--- Begin Given information ---
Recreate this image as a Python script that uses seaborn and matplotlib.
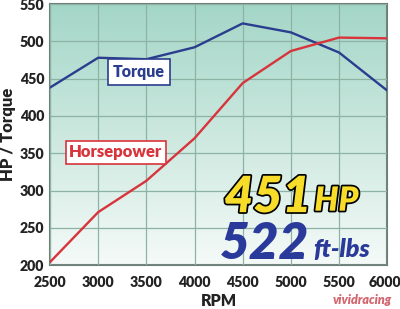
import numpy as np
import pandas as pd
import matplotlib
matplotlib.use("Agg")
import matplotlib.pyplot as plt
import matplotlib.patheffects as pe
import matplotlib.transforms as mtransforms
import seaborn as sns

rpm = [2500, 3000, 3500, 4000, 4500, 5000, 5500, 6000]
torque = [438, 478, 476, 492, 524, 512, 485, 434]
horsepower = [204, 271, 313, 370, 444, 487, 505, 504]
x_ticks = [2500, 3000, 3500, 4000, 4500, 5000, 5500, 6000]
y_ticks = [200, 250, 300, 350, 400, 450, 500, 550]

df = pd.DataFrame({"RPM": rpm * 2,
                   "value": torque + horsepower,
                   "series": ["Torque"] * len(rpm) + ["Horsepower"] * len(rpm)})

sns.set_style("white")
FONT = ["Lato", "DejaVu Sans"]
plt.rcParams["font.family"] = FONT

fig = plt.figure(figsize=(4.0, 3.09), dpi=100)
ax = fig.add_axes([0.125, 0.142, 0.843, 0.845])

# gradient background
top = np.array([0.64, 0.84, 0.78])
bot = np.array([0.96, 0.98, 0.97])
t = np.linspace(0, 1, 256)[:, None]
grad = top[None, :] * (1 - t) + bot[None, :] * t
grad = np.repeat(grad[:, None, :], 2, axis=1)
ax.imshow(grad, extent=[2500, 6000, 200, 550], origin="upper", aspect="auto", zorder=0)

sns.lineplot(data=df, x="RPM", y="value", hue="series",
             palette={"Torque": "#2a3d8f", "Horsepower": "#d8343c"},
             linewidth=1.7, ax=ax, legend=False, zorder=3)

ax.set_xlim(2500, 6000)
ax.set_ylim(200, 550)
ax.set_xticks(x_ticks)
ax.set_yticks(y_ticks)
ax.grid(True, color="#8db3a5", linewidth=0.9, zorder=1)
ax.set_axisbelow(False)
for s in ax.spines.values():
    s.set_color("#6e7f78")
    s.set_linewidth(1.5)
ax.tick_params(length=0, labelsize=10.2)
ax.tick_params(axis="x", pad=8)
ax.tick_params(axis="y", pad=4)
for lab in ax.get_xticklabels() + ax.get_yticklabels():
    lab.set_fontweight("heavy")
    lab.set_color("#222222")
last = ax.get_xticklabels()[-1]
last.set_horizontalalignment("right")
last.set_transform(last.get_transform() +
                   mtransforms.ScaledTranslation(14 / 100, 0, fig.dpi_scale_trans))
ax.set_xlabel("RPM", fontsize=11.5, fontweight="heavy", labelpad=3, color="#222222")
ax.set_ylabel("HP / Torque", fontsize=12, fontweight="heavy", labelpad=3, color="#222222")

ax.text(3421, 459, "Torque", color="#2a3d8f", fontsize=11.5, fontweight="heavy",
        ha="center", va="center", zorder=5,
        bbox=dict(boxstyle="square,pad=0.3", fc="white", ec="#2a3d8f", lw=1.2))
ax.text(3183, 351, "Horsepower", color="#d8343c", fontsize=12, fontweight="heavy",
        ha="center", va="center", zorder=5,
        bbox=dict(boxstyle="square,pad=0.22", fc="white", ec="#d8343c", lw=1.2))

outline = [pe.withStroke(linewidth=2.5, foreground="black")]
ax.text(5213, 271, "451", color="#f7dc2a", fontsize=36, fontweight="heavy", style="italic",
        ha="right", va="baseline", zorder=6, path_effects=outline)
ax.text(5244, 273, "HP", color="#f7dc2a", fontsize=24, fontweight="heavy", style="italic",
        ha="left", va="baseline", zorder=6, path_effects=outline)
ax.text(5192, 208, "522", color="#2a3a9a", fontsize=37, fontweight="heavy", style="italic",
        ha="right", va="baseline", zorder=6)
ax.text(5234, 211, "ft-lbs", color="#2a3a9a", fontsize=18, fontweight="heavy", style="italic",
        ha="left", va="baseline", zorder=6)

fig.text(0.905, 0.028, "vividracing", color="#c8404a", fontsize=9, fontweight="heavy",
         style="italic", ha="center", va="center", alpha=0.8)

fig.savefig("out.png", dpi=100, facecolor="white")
--- End Given information ---
- _What the task asks_: Copy out every line of the material above exactly, skipping the pictures.

- _Worked answer_:
Recreate this image as a Python script that uses seaborn and matplotlib.
import numpy as np
import pandas as pd
import matplotlib
matplotlib.use("Agg")
import matplotlib.pyplot as plt
import matplotlib.patheffects as pe
import matplotlib.transforms as mtransforms
import seaborn as sns

rpm = [2500, 3000, 3500, 4000, 4500, 5000, 5500, 6000]
torque = [438, 478, 476, 492, 524, 512, 485, 434]
horsepower = [204, 271, 313, 370, 444, 487, 505, 504]
x_ticks = [2500, 3000, 3500, 4000, 4500, 5000, 5500, 6000]
y_ticks = [200, 250, 300, 350, 400, 450, 500, 550]

df = pd.DataFrame({"RPM": rpm * 2,
                   "value": torque + horsepower,
                   "series": ["Torque"] * len(rpm) + ["Horsepower"] * len(rpm)})

sns.set_style("white")
FONT = ["Lato", "DejaVu Sans"]
plt.rcParams["font.family"] = FONT

fig = plt.figure(figsize=(4.0, 3.09), dpi=100)
ax = fig.add_axes([0.125, 0.142, 0.843, 0.845])

# gradient background
top = np.array([0.64, 0.84, 0.78])
bot = np.array([0.96, 0.98, 0.97])
t = np.linspace(0, 1, 256)[:, None]
grad = top[None, :] * (1 - t) + bot[None, :] * t
grad = np.repeat(grad[:, None, :], 2, axis=1)
ax.imshow(grad, extent=[2500, 6000, 200, 550], origin="upper", aspect="auto", zorder=0)

sns.lineplot(data=df, x="RPM", y="value", hue="series",
             palette={"Torque": "#2a3d8f", "Horsepower": "#d8343c"},
             linewidth=1.7, ax=ax, legend=False, zorder=3)

ax.set_xlim(2500, 6000)
ax.set_ylim(200, 550)
ax.set_xticks(x_ticks)
ax.set_yticks(y_ticks)
ax.grid(True, color="#8db3a5", linewidth=0.9, zorder=1)
ax.set_axisbelow(False)
for s in ax.spines.values():
    s.set_color("#6e7f78")
    s.set_linewidth(1.5)
ax.tick_params(length=0, labelsize=10.2)
ax.tick_params(axis="x", pad=8)
ax.tick_params(axis="y", pad=4)
for lab in ax.get_xticklabels() + ax.get_yticklabels():
    lab.set_fontweight("heavy")
    lab.set_color("#222222")
last = ax.get_xticklabels()[-1]
last.set_horizontalalignment("right")
last.set_transform(last.get_transform() +
                   mtransforms.ScaledTranslation(14 / 100, 0, fig.dpi_scale_trans))
ax.set_xlabel("RPM", fontsize=11.5, fontweight="heavy", labelpad=3, color="#222222")
ax.set_ylabel("HP / Torque", fontsize=12, fontweight="heavy", labelpad=3, color="#222222")

ax.text(3421, 459, "Torque", color="#2a3d8f", fontsize=11.5, fontweight="heavy",
        ha="center", va="center", zorder=5,
        bbox=dict(boxstyle="square,pad=0.3", fc="white", ec="#2a3d8f", lw=1.2))
ax.text(3183, 351, "Horsepower", color="#d8343c", fontsize=12, fontweight="heavy",
        ha="center", va="center", zorder=5,
        bbox=dict(boxstyle="square,pad=0.22", fc="white", ec="#d8343c", lw=1.2))

outline = [pe.withStroke(linewidth=2.5, foreground="black")]
ax.text(5213, 271, "451", color="#f7dc2a", fontsize=36, fontweight="heavy", style="italic",
        ha="right", va="baseline", zorder=6, path_effects=outline)
ax.text(5244, 273, "HP", color="#f7dc2a", fontsize=24, fontweight="heavy", style="italic",
        ha="left", va="baseline", zorder=6, path_effects=outline)
ax.text(5192, 208, "522", color="#2a3a9a", fontsize=37, fontweight="heavy", style="italic",
        ha="right", va="baseline", zorder=6)
ax.text(5234, 211, "ft-lbs", color="#2a3a9a", fontsize=18, fontweight="heavy", style="italic",
        ha="left", va="baseline", zorder=6)

fig.text(0.905, 0.028, "vividracing", color="#c8404a", fontsize=9, fontweight="heavy",
         style="italic", ha="center", va="center", alpha=0.8)

fig.savefig("out.png", dpi=100, facecolor="white")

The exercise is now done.